- **GOAL**:
Restate, word for word, all of the material shown below.

+++ RAW DATA

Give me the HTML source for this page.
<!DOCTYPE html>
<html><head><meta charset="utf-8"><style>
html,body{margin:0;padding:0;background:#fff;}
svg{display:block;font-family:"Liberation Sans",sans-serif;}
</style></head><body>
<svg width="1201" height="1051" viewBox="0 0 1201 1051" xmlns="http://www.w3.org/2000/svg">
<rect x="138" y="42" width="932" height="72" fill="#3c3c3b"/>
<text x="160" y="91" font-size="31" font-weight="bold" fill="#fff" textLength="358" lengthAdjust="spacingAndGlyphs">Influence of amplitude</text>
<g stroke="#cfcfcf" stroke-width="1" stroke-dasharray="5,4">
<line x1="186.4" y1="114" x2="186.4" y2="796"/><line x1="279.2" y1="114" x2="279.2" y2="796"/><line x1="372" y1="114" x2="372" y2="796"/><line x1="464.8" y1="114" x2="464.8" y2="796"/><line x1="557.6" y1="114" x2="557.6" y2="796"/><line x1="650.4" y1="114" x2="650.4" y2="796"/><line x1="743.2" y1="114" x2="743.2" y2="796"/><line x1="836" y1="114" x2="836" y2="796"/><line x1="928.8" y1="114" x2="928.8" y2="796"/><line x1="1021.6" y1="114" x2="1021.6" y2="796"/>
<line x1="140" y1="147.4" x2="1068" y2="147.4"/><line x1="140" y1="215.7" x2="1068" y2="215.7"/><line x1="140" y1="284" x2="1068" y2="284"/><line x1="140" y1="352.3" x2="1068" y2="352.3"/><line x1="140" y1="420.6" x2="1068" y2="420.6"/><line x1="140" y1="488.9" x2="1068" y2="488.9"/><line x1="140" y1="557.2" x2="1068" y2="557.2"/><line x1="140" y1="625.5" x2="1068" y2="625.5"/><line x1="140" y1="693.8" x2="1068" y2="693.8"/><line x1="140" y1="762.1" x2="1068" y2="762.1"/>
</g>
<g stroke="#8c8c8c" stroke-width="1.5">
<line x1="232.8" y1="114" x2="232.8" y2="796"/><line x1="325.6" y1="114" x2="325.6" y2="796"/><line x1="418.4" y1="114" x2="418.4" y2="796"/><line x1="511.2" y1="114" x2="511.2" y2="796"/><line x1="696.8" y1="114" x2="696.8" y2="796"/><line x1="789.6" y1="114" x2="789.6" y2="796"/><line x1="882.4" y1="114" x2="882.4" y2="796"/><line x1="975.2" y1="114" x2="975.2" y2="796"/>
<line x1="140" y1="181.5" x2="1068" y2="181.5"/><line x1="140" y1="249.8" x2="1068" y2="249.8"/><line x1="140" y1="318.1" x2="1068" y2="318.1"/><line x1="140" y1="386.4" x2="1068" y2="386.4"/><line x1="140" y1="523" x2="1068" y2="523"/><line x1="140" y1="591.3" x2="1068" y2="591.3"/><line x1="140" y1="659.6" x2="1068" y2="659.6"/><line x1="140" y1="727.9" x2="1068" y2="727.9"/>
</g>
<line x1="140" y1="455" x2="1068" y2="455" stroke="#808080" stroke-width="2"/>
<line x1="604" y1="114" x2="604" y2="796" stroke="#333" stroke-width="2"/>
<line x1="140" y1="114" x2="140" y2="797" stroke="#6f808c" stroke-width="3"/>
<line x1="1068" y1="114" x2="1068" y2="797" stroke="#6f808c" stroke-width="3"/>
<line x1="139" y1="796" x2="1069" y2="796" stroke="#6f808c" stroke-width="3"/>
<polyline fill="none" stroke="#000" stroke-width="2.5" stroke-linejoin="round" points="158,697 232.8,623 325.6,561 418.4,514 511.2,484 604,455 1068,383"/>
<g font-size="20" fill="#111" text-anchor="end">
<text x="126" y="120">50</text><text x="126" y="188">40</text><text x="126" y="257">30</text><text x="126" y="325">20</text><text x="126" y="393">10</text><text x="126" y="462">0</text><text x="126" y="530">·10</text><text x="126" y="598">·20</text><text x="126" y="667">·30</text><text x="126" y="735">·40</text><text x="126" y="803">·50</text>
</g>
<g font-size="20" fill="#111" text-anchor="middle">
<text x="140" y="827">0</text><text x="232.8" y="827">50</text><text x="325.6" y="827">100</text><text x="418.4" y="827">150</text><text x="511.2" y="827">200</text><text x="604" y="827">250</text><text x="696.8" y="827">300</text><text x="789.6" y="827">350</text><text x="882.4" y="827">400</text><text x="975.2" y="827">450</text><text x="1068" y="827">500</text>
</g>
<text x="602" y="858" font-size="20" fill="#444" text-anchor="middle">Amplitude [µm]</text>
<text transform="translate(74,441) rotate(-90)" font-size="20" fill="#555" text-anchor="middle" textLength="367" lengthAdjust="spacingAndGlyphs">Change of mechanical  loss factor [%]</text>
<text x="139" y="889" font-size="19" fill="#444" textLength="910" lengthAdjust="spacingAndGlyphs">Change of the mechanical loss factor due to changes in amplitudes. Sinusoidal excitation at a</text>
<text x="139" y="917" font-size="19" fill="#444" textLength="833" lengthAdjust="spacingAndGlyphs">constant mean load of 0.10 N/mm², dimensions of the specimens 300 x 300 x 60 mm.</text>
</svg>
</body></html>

++++++

- **EXERCISE ANSWER**:
Give me the HTML source for this page.
<!DOCTYPE html>
<html><head><meta charset="utf-8"><style>
html,body{margin:0;padding:0;background:#fff;}
svg{display:block;font-family:"Liberation Sans",sans-serif;}
</style></head><body>
<svg width="1201" height="1051" viewBox="0 0 1201 1051" xmlns="http://www.w3.org/2000/svg">
<rect x="138" y="42" width="932" height="72" fill="#3c3c3b"/>
<text x="160" y="91" font-size="31" font-weight="bold" fill="#fff" textLength="358" lengthAdjust="spacingAndGlyphs">Influence of amplitude</text>
<g stroke="#cfcfcf" stroke-width="1" stroke-dasharray="5,4">
<line x1="186.4" y1="114" x2="186.4" y2="796"/><line x1="279.2" y1="114" x2="279.2" y2="796"/><line x1="372" y1="114" x2="372" y2="796"/><line x1="464.8" y1="114" x2="464.8" y2="796"/><line x1="557.6" y1="114" x2="557.6" y2="796"/><line x1="650.4" y1="114" x2="650.4" y2="796"/><line x1="743.2" y1="114" x2="743.2" y2="796"/><line x1="836" y1="114" x2="836" y2="796"/><line x1="928.8" y1="114" x2="928.8" y2="796"/><line x1="1021.6" y1="114" x2="1021.6" y2="796"/>
<line x1="140" y1="147.4" x2="1068" y2="147.4"/><line x1="140" y1="215.7" x2="1068" y2="215.7"/><line x1="140" y1="284" x2="1068" y2="284"/><line x1="140" y1="352.3" x2="1068" y2="352.3"/><line x1="140" y1="420.6" x2="1068" y2="420.6"/><line x1="140" y1="488.9" x2="1068" y2="488.9"/><line x1="140" y1="557.2" x2="1068" y2="557.2"/><line x1="140" y1="625.5" x2="1068" y2="625.5"/><line x1="140" y1="693.8" x2="1068" y2="693.8"/><line x1="140" y1="762.1" x2="1068" y2="762.1"/>
</g>
<g stroke="#8c8c8c" stroke-width="1.5">
<line x1="232.8" y1="114" x2="232.8" y2="796"/><line x1="325.6" y1="114" x2="325.6" y2="796"/><line x1="418.4" y1="114" x2="418.4" y2="796"/><line x1="511.2" y1="114" x2="511.2" y2="796"/><line x1="696.8" y1="114" x2="696.8" y2="796"/><line x1="789.6" y1="114" x2="789.6" y2="796"/><line x1="882.4" y1="114" x2="882.4" y2="796"/><line x1="975.2" y1="114" x2="975.2" y2="796"/>
<line x1="140" y1="181.5" x2="1068" y2="181.5"/><line x1="140" y1="249.8" x2="1068" y2="249.8"/><line x1="140" y1="318.1" x2="1068" y2="318.1"/><line x1="140" y1="386.4" x2="1068" y2="386.4"/><line x1="140" y1="523" x2="1068" y2="523"/><line x1="140" y1="591.3" x2="1068" y2="591.3"/><line x1="140" y1="659.6" x2="1068" y2="659.6"/><line x1="140" y1="727.9" x2="1068" y2="727.9"/>
</g>
<line x1="140" y1="455" x2="1068" y2="455" stroke="#808080" stroke-width="2"/>
<line x1="604" y1="114" x2="604" y2="796" stroke="#333" stroke-width="2"/>
<line x1="140" y1="114" x2="140" y2="797" stroke="#6f808c" stroke-width="3"/>
<line x1="1068" y1="114" x2="1068" y2="797" stroke="#6f808c" stroke-width="3"/>
<line x1="139" y1="796" x2="1069" y2="796" stroke="#6f808c" stroke-width="3"/>
<polyline fill="none" stroke="#000" stroke-width="2.5" stroke-linejoin="round" points="158,697 232.8,623 325.6,561 418.4,514 511.2,484 604,455 1068,383"/>
<g font-size="20" fill="#111" text-anchor="end">
<text x="126" y="120">50</text><text x="126" y="188">40</text><text x="126" y="257">30</text><text x="126" y="325">20</text><text x="126" y="393">10</text><text x="126" y="462">0</text><text x="126" y="530">·10</text><text x="126" y="598">·20</text><text x="126" y="667">·30</text><text x="126" y="735">·40</text><text x="126" y="803">·50</text>
</g>
<g font-size="20" fill="#111" text-anchor="middle">
<text x="140" y="827">0</text><text x="232.8" y="827">50</text><text x="325.6" y="827">100</text><text x="418.4" y="827">150</text><text x="511.2" y="827">200</text><text x="604" y="827">250</text><text x="696.8" y="827">300</text><text x="789.6" y="827">350</text><text x="882.4" y="827">400</text><text x="975.2" y="827">450</text><text x="1068" y="827">500</text>
</g>
<text x="602" y="858" font-size="20" fill="#444" text-anchor="middle">Amplitude [µm]</text>
<text transform="translate(74,441) rotate(-90)" font-size="20" fill="#555" text-anchor="middle" textLength="367" lengthAdjust="spacingAndGlyphs">Change of mechanical  loss factor [%]</text>
<text x="139" y="889" font-size="19" fill="#444" textLength="910" lengthAdjust="spacingAndGlyphs">Change of the mechanical loss factor due to changes in amplitudes. Sinusoidal excitation at a</text>
<text x="139" y="917" font-size="19" fill="#444" textLength="833" lengthAdjust="spacingAndGlyphs">constant mean load of 0.10 N/mm², dimensions of the specimens 300 x 300 x 60 mm.</text>
</svg>
</body></html>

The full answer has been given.